Aim of the task
Give the material once more, word for word, without any images.

────────

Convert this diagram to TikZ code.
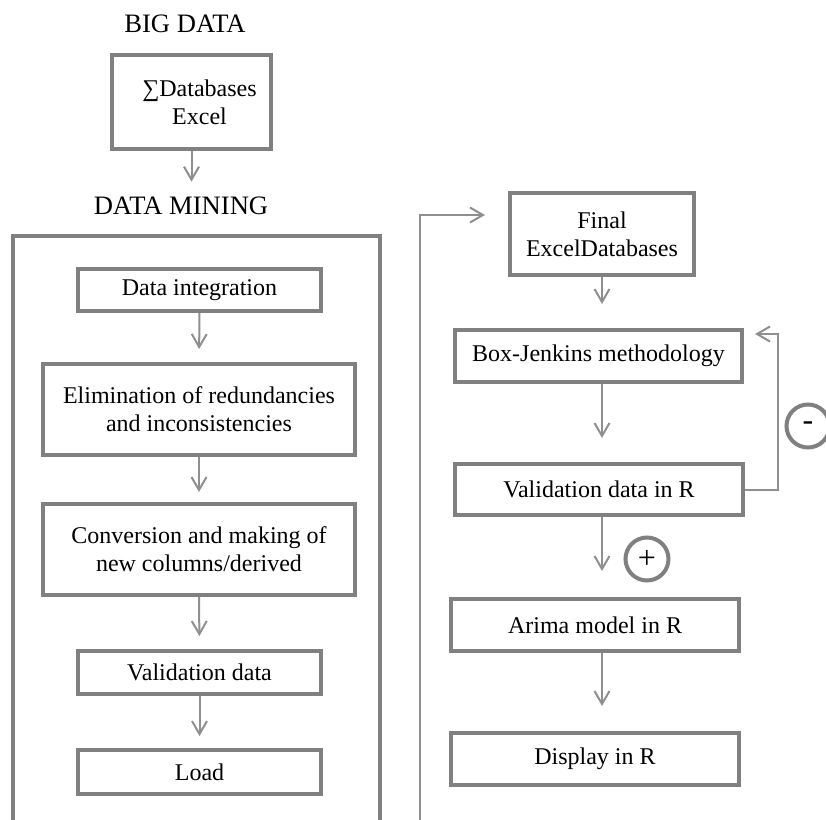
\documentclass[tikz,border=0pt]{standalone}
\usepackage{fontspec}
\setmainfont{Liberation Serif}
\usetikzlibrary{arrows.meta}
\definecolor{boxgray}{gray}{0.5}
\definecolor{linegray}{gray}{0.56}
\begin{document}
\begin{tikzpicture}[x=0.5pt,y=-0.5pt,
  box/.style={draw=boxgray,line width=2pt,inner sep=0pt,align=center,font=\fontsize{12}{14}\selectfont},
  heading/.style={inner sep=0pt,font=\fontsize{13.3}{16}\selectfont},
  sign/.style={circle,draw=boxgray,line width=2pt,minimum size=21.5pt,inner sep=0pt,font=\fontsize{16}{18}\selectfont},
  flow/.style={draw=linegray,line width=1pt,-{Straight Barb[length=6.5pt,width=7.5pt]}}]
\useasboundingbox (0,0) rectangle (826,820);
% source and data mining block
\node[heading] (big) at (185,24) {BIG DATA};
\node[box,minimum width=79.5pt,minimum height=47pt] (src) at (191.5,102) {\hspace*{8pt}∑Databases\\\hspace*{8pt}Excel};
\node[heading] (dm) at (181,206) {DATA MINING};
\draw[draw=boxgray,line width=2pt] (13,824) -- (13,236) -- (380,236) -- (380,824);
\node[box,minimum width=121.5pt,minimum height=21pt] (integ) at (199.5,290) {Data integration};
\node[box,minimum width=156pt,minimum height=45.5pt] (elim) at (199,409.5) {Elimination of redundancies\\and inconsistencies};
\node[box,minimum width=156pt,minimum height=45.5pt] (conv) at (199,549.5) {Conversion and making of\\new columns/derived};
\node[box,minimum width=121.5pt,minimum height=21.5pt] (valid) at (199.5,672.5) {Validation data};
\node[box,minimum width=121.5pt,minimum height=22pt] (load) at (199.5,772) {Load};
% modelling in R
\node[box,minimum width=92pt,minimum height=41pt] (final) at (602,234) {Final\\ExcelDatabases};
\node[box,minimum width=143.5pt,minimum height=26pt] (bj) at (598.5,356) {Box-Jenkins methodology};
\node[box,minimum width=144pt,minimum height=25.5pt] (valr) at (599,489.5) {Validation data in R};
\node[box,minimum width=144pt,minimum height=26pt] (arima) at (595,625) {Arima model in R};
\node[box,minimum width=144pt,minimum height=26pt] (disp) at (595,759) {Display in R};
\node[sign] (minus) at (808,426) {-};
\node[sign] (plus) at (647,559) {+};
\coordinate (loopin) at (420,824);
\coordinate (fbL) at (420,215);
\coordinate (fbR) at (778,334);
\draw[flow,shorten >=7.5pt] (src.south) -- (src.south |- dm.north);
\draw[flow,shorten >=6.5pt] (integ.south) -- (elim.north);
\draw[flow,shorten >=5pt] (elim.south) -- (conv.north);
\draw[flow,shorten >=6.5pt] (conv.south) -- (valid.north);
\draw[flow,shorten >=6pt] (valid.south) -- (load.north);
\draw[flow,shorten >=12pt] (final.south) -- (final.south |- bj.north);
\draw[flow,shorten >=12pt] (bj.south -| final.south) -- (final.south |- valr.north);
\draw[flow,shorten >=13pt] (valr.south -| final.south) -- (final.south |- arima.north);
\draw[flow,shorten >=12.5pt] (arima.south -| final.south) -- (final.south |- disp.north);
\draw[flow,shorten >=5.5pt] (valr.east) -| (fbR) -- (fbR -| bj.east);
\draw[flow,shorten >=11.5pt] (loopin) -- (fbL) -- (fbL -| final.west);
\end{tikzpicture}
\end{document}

────────

Task output
Convert this diagram to TikZ code.
\documentclass[tikz,border=0pt]{standalone}
\usepackage{fontspec}
\setmainfont{Liberation Serif}
\usetikzlibrary{arrows.meta}
\definecolor{boxgray}{gray}{0.5}
\definecolor{linegray}{gray}{0.56}
\begin{document}
\begin{tikzpicture}[x=0.5pt,y=-0.5pt,
  box/.style={draw=boxgray,line width=2pt,inner sep=0pt,align=center,font=\fontsize{12}{14}\selectfont},
  heading/.style={inner sep=0pt,font=\fontsize{13.3}{16}\selectfont},
  sign/.style={circle,draw=boxgray,line width=2pt,minimum size=21.5pt,inner sep=0pt,font=\fontsize{16}{18}\selectfont},
  flow/.style={draw=linegray,line width=1pt,-{Straight Barb[length=6.5pt,width=7.5pt]}}]
\useasboundingbox (0,0) rectangle (826,820);
% source and data mining block
\node[heading] (big) at (185,24) {BIG DATA};
\node[box,minimum width=79.5pt,minimum height=47pt] (src) at (191.5,102) {\hspace*{8pt}∑Databases\\\hspace*{8pt}Excel};
\node[heading] (dm) at (181,206) {DATA MINING};
\draw[draw=boxgray,line width=2pt] (13,824) -- (13,236) -- (380,236) -- (380,824);
\node[box,minimum width=121.5pt,minimum height=21pt] (integ) at (199.5,290) {Data integration};
\node[box,minimum width=156pt,minimum height=45.5pt] (elim) at (199,409.5) {Elimination of redundancies\\and inconsistencies};
\node[box,minimum width=156pt,minimum height=45.5pt] (conv) at (199,549.5) {Conversion and making of\\new columns/derived};
\node[box,minimum width=121.5pt,minimum height=21.5pt] (valid) at (199.5,672.5) {Validation data};
\node[box,minimum width=121.5pt,minimum height=22pt] (load) at (199.5,772) {Load};
% modelling in R
\node[box,minimum width=92pt,minimum height=41pt] (final) at (602,234) {Final\\ExcelDatabases};
\node[box,minimum width=143.5pt,minimum height=26pt] (bj) at (598.5,356) {Box-Jenkins methodology};
\node[box,minimum width=144pt,minimum height=25.5pt] (valr) at (599,489.5) {Validation data in R};
\node[box,minimum width=144pt,minimum height=26pt] (arima) at (595,625) {Arima model in R};
\node[box,minimum width=144pt,minimum height=26pt] (disp) at (595,759) {Display in R};
\node[sign] (minus) at (808,426) {-};
\node[sign] (plus) at (647,559) {+};
\coordinate (loopin) at (420,824);
\coordinate (fbL) at (420,215);
\coordinate (fbR) at (778,334);
\draw[flow,shorten >=7.5pt] (src.south) -- (src.south |- dm.north);
\draw[flow,shorten >=6.5pt] (integ.south) -- (elim.north);
\draw[flow,shorten >=5pt] (elim.south) -- (conv.north);
\draw[flow,shorten >=6.5pt] (conv.south) -- (valid.north);
\draw[flow,shorten >=6pt] (valid.south) -- (load.north);
\draw[flow,shorten >=12pt] (final.south) -- (final.south |- bj.north);
\draw[flow,shorten >=12pt] (bj.south -| final.south) -- (final.south |- valr.north);
\draw[flow,shorten >=13pt] (valr.south -| final.south) -- (final.south |- arima.north);
\draw[flow,shorten >=12.5pt] (arima.south -| final.south) -- (final.south |- disp.north);
\draw[flow,shorten >=5.5pt] (valr.east) -| (fbR) -- (fbR -| bj.east);
\draw[flow,shorten >=11.5pt] (loopin) -- (fbL) -- (fbL -| final.west);
\end{tikzpicture}
\end{document}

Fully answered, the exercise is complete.